Mobility-impaired people’s preferences for a specialized paratransit service as BRT’s feeder: The role of autonomy, relatedness, and competence

Document Type

Journal Article

Publication Date


Subject Area

mode - bus rapid transit, mode - paratransit, mode - bus, mode - other, planning - surveys, policy - disability, ridership - disadvantage, ridership - modelling, ridership - perceptions


Self-determination theory, Autonomy, Hybrid discrete choice model, Mobility-impaired people, Transportation feeder services


Transportation is a very important element in the well-being of mobility-impaired people. However, people with disabilities often struggle to access transportation services at all, especially if they live in mountain areas. This study is aimed at better understanding the main factors that affect the preferences for a new specialized paratransit service as BRT’s feeder to serve the portion of the trip that mobility-impaired people cannot manage. We hypothesized that in addition to some observable attributes of the transportation services, such as time and travel cost, mobility-impaired people’s preferences for a specialized paratransit service as BRT’s feeder could be better explained by using a hybrid discrete choice model based on the Self-Determination Theory (SDT). We gathered responses through a stated-preference survey (N = 350), in which respondents faced a series of choice situations among three BRT feeder alternatives: bus, cable car and a new specialized service. We also obtained indicator ratings through a basic psychological needs satisfaction scale to identify the latent variables in relation to the SDT. Modeling results supported our hypothesis that the preferences of mobility-impaired people are better explained by considering the three innate psychological needs.

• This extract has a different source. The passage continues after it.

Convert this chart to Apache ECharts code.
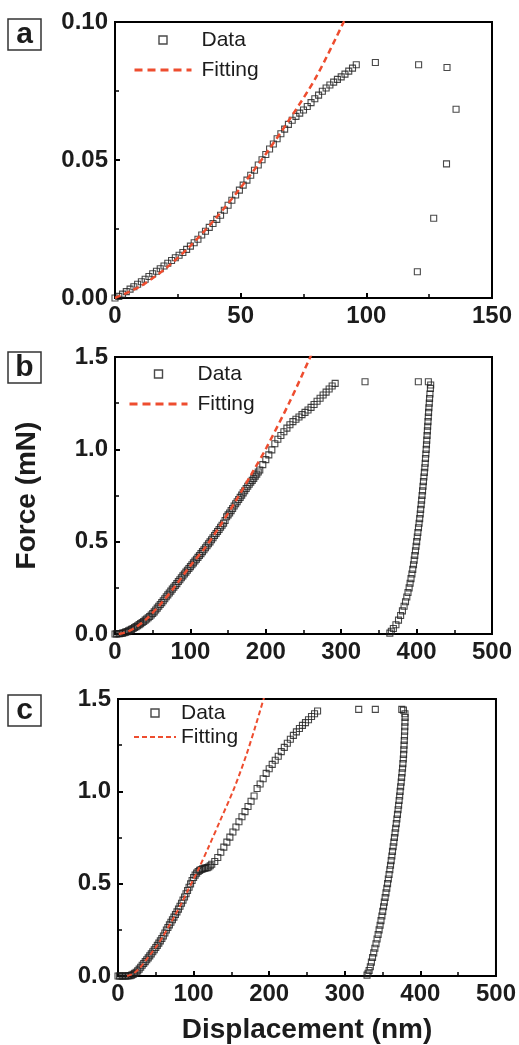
<!DOCTYPE html>
<html>
<head>
<meta charset="utf-8">
<script src="https://cdn.jsdelivr.net/npm/echarts@6/dist/echarts.min.js"></script>
<style>
html,body{margin:0;padding:0;background:#fff;}
#chart{width:519px;height:1045px;}
</style>
</head>
<body>
<div id="chart"></div>
<script>
// ---------- Panel a ----------
const aLoading = [
[0,0],[1.5,0.0006],[3,0.0014],[4.5,0.0023],[6,0.0032],[7.5,0.0041],[9,0.0050],[10.5,0.0059],[12,0.0068],[13.5,0.0078],
[15,0.0088],[16.5,0.0097],[18,0.0106],[19.5,0.0116],[21,0.0126],[22.5,0.0136],[24,0.0146],[25.5,0.0155],[27,0.0165],[28.5,0.0176],
[30,0.0188],[31.5,0.0200],[33,0.0213],[34.5,0.0228],[36,0.0242],[37.5,0.0256],[39,0.0270],[40.5,0.0285],[42,0.0300],[43.5,0.0318],
[45,0.0336],[46.5,0.0354],[48,0.0373],[49.5,0.0391],[51,0.0409],[52.5,0.0427],[54,0.0445],[55.5,0.0463],[57,0.0482],[58.5,0.0501],
[60,0.0520],[61.5,0.0540],[63,0.0558],[64.5,0.0577],[66,0.0595],[67.5,0.0612],[69,0.0629],[70.5,0.0644],[72,0.0658],[73.5,0.0670],
[75,0.0681],[76.5,0.0694],[78,0.0708],[79.5,0.0722],[81,0.0735],[82.5,0.0749],[84,0.0761],[85.5,0.0772],[87,0.0782],[88.5,0.0792],
[90,0.0801],[91.5,0.0811],[93,0.0822],[94.5,0.0833],[96,0.0845]
];
const aUnloading = [[103.6,0.0853],[120.8,0.0845],[132.1,0.0835],[135.7,0.0684],[131.9,0.0486],[126.8,0.0289],[120.3,0.0095]];
const aFit = [[0,0],[10,0.0042],[20,0.0106],[30,0.0189],[40,0.0288],[50,0.0400],[60,0.0522],[70,0.0655],[80,0.0800],[91,0.1000],[93,0.1040]];

// ---------- Panel b ----------
const bLoading = [
[0,0],[2,0.0005],[4,0.001],[6,0.002],[8,0.003],[10,0.005],[12,0.007],[14,0.010],[16,0.013],[18,0.017],
[20,0.021],[22,0.025],[24,0.030],[26,0.035],[28,0.040],[30,0.045],[32,0.051],[34,0.056],[36,0.062],[38,0.068],
[40,0.075],[42,0.081],[44,0.088],[46,0.095],[48,0.103],[50,0.111],[52,0.120],[54,0.130],[56,0.140],[58,0.150],
[60,0.160],[62,0.170],[64,0.180],[66,0.191],[68,0.202],[70,0.212],[72,0.222],[74,0.232],[76,0.243],[78,0.253],
[80,0.263],[82,0.273],[84,0.284],[86,0.294],[88,0.305],[90,0.315],[92,0.325],[94,0.335],[96,0.345],[98,0.355],
[100,0.365],[102,0.375],[104,0.385],[106,0.395],[108,0.405],[110,0.415],[112,0.425],[114,0.435],[116,0.446],[118,0.456],
[120,0.467],[122,0.478],[124,0.489],[126,0.499],[128,0.510],[130,0.521],[132,0.533],[134,0.544],[136,0.555],[138,0.566],
[140,0.578],[142,0.589],[144,0.600],[146,0.615],[148,0.635],[150,0.645],[152,0.655],[154,0.668],[156,0.680],[158,0.693],
[160,0.705],[162,0.716],[164,0.728],[166,0.740],[168,0.752],[170,0.764],[172,0.776],[174,0.788],[176,0.800],[178,0.811],
[180,0.822],[182,0.832],[184,0.843],[186,0.855],[188,0.866],[190,0.877],
[192,0.888],[196,0.917],[200,0.944],[204,0.970],[208,0.997],[212,1.030],[216,1.055],[220,1.075],[224,1.095],[228,1.115],
[232,1.133],[236,1.150],[240,1.163],[244,1.175],[248,1.188],[252,1.200],[256,1.213],[260,1.227],[264,1.243],[268,1.260],
[272,1.277],[276,1.294],[280,1.310],[284,1.327],[288,1.343],[292,1.357]
];
const bHold = [[331.6,1.366],[402.3,1.366],[415.6,1.366]];
const bUnloading = [
[418.7,1.348],[418.3,1.33],[417.7,1.30],[417.2,1.275],[416.8,1.25],[416.3,1.225],[415.9,1.20],[415.5,1.175],[415.1,1.15],[414.7,1.125],
[414.3,1.10],[413.9,1.075],[413.5,1.05],[413.1,1.025],[412.7,1.0],[412.3,0.975],[411.8,0.95],[411.4,0.925],[410.9,0.90],[410.3,0.875],
[409.7,0.85],[409.1,0.825],[408.5,0.80],[407.9,0.775],[407.3,0.75],[406.7,0.725],[406.1,0.70],[405.4,0.675],[404.8,0.65],[404.1,0.625],
[403.3,0.60],[402.5,0.575],[401.7,0.55],[400.9,0.525],[400.1,0.50],[399.3,0.475],[398.5,0.45],[397.6,0.425],[396.8,0.40],[395.9,0.375],
[394.9,0.35],[393.8,0.325],[392.6,0.30],[391.4,0.275],[390.1,0.25],[388.6,0.225],[387.0,0.20],[385.3,0.175],[383.4,0.15],[381.2,0.125],
[378.8,0.10],[376.0,0.075],[372.6,0.05],[369.2,0.03],[366.5,0.015],[364.5,0.005]
];
const bFit = [[5,0],[15,0.01],[25,0.03],[40,0.075],[60,0.16],[80,0.26],[100,0.37],[120,0.47],[140,0.59],[160,0.72],[183,0.88],[201,1.01],[232,1.26],[259,1.5],[262,1.53]];

// ---------- Panel c ----------
const cLoading = [
[0,0],[2,0],[4,0],[6,0],[8,0],[10,0],[12,0],[14,0.001],[16,0.002],[18,0.005],
[20,0.009],[22,0.014],[24,0.020],[26,0.028],[28,0.037],[30,0.047],[32,0.058],[34,0.068],[36,0.078],[38,0.088],
[40,0.098],[42,0.109],[44,0.120],[46,0.131],[48,0.142],[50,0.154],[52,0.166],[54,0.178],[56,0.190],[58,0.203],
[60,0.217],[62,0.233],[64,0.249],[66,0.263],[68,0.277],[70,0.291],[72,0.305],[74,0.319],[76,0.333],[78,0.347],
[80,0.362],[82,0.378],[84,0.394],[86,0.411],[88,0.428],[90,0.445],[92,0.463],[94,0.481],[96,0.499],[98,0.517],
[100,0.533],[102,0.546],[104,0.557],[106,0.566],[108,0.572],[110,0.577],[112,0.580],[114,0.583],[116,0.585],[118,0.587],
[120,0.590],[122,0.597],[124,0.605],
[128,0.620],[132,0.642],[136,0.670],[140,0.698],[144,0.725],[148,0.752],[152,0.780],[156,0.807],
[160,0.835],[164,0.862],[168,0.890],[172,0.918],[176,0.946],[180,0.975],[184,1.015],[188,1.040],[192,1.068],[196,1.097],
[200,1.122],[204,1.146],[208,1.168],[212,1.190],[216,1.215],[220,1.238],[224,1.260],[228,1.282],[232,1.303],[236,1.322],
[240,1.340],[244,1.357],[248,1.372],[252,1.388],[256,1.405],[260,1.420],[264,1.435]
];
const cHold = [[318.4,1.444],[340.4,1.444],[375.4,1.444]];
const cUnloading = [
[377.6,1.44],[379.6,1.42],[379.8,1.40],[379.6,1.375],[379.4,1.35],[379.2,1.325],[379.0,1.30],[378.7,1.275],[378.4,1.25],[378.1,1.225],
[377.8,1.20],[377.4,1.175],[376.9,1.15],[376.4,1.125],[375.8,1.10],[375.2,1.075],[374.6,1.05],[373.9,1.025],[373.2,1.0],[372.6,0.975],
[371.9,0.95],[371.2,0.925],[370.5,0.90],[369.7,0.875],[368.9,0.85],[368.1,0.825],[367.3,0.80],[366.5,0.775],[365.7,0.75],[364.9,0.725],
[364.0,0.70],[363.1,0.675],[362.3,0.65],[361.4,0.625],[360.5,0.60],[359.6,0.575],[358.6,0.55],[357.6,0.525],[356.6,0.50],[355.6,0.475],
[354.5,0.45],[353.4,0.425],[352.3,0.40],[351.3,0.375],[350.2,0.35],[349.1,0.325],[347.9,0.30],[346.7,0.275],[345.4,0.25],[344.1,0.225],
[342.7,0.20],[341.3,0.175],[339.8,0.15],[338.3,0.125],[336.7,0.10],[335.2,0.075],[333.8,0.05],[332.2,0.03],[330.8,0.015],[329.4,0.005]
];
const cFit = [[12,0],[20,0.012],[28,0.04],[36,0.08],[44,0.123],[52,0.167],[60,0.218],[68,0.275],[76,0.333],[84,0.394],[92,0.46],[100,0.525],[106,0.574],[120,0.70],[135,0.84],[154,1.02],[170,1.2],[182,1.355],[194,1.52]];

// ---------- Axis settings ----------
const xRanges = [[0,150,50],[0,500,100],[0,500,100]];
const yRanges = [[0,0.10,0.05],[0,1.5,0.5],[0,1.5,0.5]];
const yDecimals = [2,1,1];
const panelLetters = ['a','b','c'];
const seriesNames = ['Data','Fitting'];
const xTitle = 'Displacement (nm)';
const yTitle = 'Force (mN)';

const FONT = '"Liberation Sans", Arial, Helvetica, sans-serif';
const RED = '#ee4d2f';
const INK = '#1c1c1c';

const grids = [
  {left:115, top:22, width:377, height:276},
  {left:115, top:357, width:377, height:277},
  {left:118, top:699, width:380, height:277}
];

function xAxis(i){
  const r = xRanges[i];
  return {
    type:'value', gridIndex:i, min:r[0], max:r[1], interval:r[2],
    axisLine:{show:true, onZero:false, lineStyle:{color:'#000', width:2}},
    axisTick:{show:true, inside:true, length:5, lineStyle:{color:'#000', width:2}},
    minorTick:{show:true, splitNumber:2, length:4, lineStyle:{color:'#000', width:1.5}},
    splitLine:{show:false},
    axisLabel:{fontFamily:FONT, fontWeight:'bold', fontSize:24, color:INK, margin:6},
    name: i===2 ? xTitle : '',
    nameLocation:'middle', nameGap:40,
    nameTextStyle:{fontFamily:FONT, fontWeight:'bold', fontSize:28, color:INK}
  };
}
function yAxis(i){
  const r = yRanges[i];
  return {
    type:'value', gridIndex:i, min:r[0], max:r[1], interval:r[2],
    axisLine:{show:true, onZero:false, lineStyle:{color:'#000', width:2}},
    axisTick:{show:true, inside:true, length:5, lineStyle:{color:'#000', width:2}},
    minorTick:{show:true, splitNumber:2, length:4, lineStyle:{color:'#000', width:1.5}},
    splitLine:{show:false},
    axisLabel:{fontFamily:FONT, fontWeight:'bold', fontSize:24, color:INK, margin:7,
      formatter:function(v){return v.toFixed(yDecimals[i]);}},
    name: i===1 ? yTitle : '',
    nameLocation:'middle', nameGap:74,
    nameTextStyle:{fontFamily:FONT, fontWeight:'bold', fontSize:28, color:INK}
  };
}

const dataSets = [
  aLoading.concat(aUnloading),
  bLoading.concat(bHold, bUnloading),
  cLoading.concat(cHold, cUnloading)
];
const fits = [aFit, bFit, cFit];
const fitWidth = [2.5, 2.5, 2];
const fitDash = [[6,4],[6,4],[5,3]];

const series = [];
for (let i=0;i<3;i++){
  series.push({
    name:seriesNames[0], type:'scatter', xAxisIndex:i, yAxisIndex:i,
    data:dataSets[i], symbol:'rect', symbolSize:6,
    itemStyle:{color:'rgba(255,255,255,0)', borderColor:INK, borderWidth:1.1},
    silent:true, z:2
  });
  series.push({
    name:seriesNames[1], type:'line', xAxisIndex:i, yAxisIndex:i,
    data:fits[i], showSymbol:false, symbol:'none', smooth:0.3, clip:true,
    itemStyle:{color:RED},
    lineStyle:{color:RED, width:fitWidth[i], type:fitDash[i]},
    silent:true, z:3
  });
}

const legendPos = [
  {left:133, top:29, itemWidth:57, gap:8},
  {left:128, top:363, itemWidth:58, gap:8},
  {left:133, top:702, itemWidth:42, gap:2}
];
const legends = legendPos.map(function(p,i){
  return {
    orient:'vertical', left:p.left, top:p.top, padding:0,
    itemWidth:p.itemWidth, itemHeight:8, itemGap:p.gap,
    selectedMode:false, symbolKeepAspect:true,
    textStyle:{fontFamily:FONT, fontSize:21, color:INK, lineHeight:22, padding:[0,0,0,i===2?0:5]},
    data:[
      {name:seriesNames[0], icon:'path://M0,0L10,0L10,10L0,10Z',
        itemStyle:{color:'rgba(255,255,255,0)', borderColor:INK, borderWidth:1.4}},
      {name:seriesNames[1], itemStyle:{opacity:0, color:'rgba(0,0,0,0)', borderWidth:0},
        lineStyle:{color:RED, width: i===2?2:3, type: i===2?[5,3]:[8,5]}}
    ]
  };
});

const boxes = [19, 352, 695];
const graphic = [];
boxes.forEach(function(t,i){
  graphic.push({type:'rect', x:8, y:t, shape:{x:0, y:0, width:33, height:31},
    style:{fill:'#fff', stroke:'#333', lineWidth:1.5}, z:10});
  graphic.push({type:'text', x:24.5, y:t+16,
    style:{text:panelLetters[i], font:'bold 30px '+FONT, fill:INK, align:'center', verticalAlign:'middle',
      textAlign:'center', textVerticalAlign:'middle'}, z:11});
});

const chart = echarts.init(document.getElementById('chart'), null, {renderer:'canvas'});
chart.setOption({
  backgroundColor:'#fff',
  animation:false,
  grid: grids.map(function(g){ return Object.assign({show:true, borderColor:'#000', borderWidth:2, backgroundColor:'transparent'}, g); }),
  xAxis:[0,1,2].map(xAxis),
  yAxis:[0,1,2].map(yAxis),
  legend:legends,
  graphic:graphic,
  series:series
});
</script>
</body>
</html>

We found empirical evidence linking the components of the SDT, i.e. Autonomy, Relatedness, and Competence, with preferences for the specialized transportation service as BRT’s feeder in the study context. The multipliers of values of time savings derived from the model showed that mobility-impaired people place access time four times more important than travel time. We accounted for the heterogeneity in value of travel time savings and found that the greater the autonomy in mobility-impaired people the greater their sensitivity to the specialized transportation service’s fare. We concluded that Autonomy, Relatedness, and Competence play an important role in the preferences of mobility-impaired people. Autonomy is a determining factor in perception of alternative fares. Competence motivates mobility-impaired people to use the specialized paratransit service as BRT’s feeder, while Relatedness motivates mobility-impaired people to use the same transportation alternatives used by others.